===== DATA

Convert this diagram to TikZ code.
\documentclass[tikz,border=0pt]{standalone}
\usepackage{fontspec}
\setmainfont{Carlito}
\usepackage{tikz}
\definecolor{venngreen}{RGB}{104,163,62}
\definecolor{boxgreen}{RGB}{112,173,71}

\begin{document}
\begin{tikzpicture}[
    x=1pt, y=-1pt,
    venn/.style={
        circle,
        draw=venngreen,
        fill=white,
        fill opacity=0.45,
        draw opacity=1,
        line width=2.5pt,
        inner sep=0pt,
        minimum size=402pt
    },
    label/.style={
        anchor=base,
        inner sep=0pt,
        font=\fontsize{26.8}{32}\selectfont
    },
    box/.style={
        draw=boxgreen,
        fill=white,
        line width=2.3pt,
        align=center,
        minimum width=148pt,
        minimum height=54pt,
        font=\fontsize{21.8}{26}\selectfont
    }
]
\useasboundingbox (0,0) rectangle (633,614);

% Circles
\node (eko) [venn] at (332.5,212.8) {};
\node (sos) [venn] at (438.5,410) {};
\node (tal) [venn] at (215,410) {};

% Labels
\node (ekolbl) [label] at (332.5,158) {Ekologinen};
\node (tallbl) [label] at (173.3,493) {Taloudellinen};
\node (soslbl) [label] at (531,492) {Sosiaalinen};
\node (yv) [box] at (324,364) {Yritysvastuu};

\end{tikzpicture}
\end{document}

==========

All of the lines above must be returned exactly.

Convert this diagram to TikZ code.
\documentclass[tikz,border=0pt]{standalone}
\usepackage{fontspec}
\setmainfont{Carlito}
\usepackage{tikz}
\definecolor{venngreen}{RGB}{104,163,62}
\definecolor{boxgreen}{RGB}{112,173,71}

\begin{document}
\begin{tikzpicture}[
    x=1pt, y=-1pt,
    venn/.style={
        circle,
        draw=venngreen,
        fill=white,
        fill opacity=0.45,
        draw opacity=1,
        line width=2.5pt,
        inner sep=0pt,
        minimum size=402pt
    },
    label/.style={
        anchor=base,
        inner sep=0pt,
        font=\fontsize{26.8}{32}\selectfont
    },
    box/.style={
        draw=boxgreen,
        fill=white,
        line width=2.3pt,
        align=center,
        minimum width=148pt,
        minimum height=54pt,
        font=\fontsize{21.8}{26}\selectfont
    }
]
\useasboundingbox (0,0) rectangle (633,614);

% Circles
\node (eko) [venn] at (332.5,212.8) {};
\node (sos) [venn] at (438.5,410) {};
\node (tal) [venn] at (215,410) {};

% Labels
\node (ekolbl) [label] at (332.5,158) {Ekologinen};
\node (tallbl) [label] at (173.3,493) {Taloudellinen};
\node (soslbl) [label] at (531,492) {Sosiaalinen};
\node (yv) [box] at (324,364) {Yritysvastuu};

\end{tikzpicture}
\end{document}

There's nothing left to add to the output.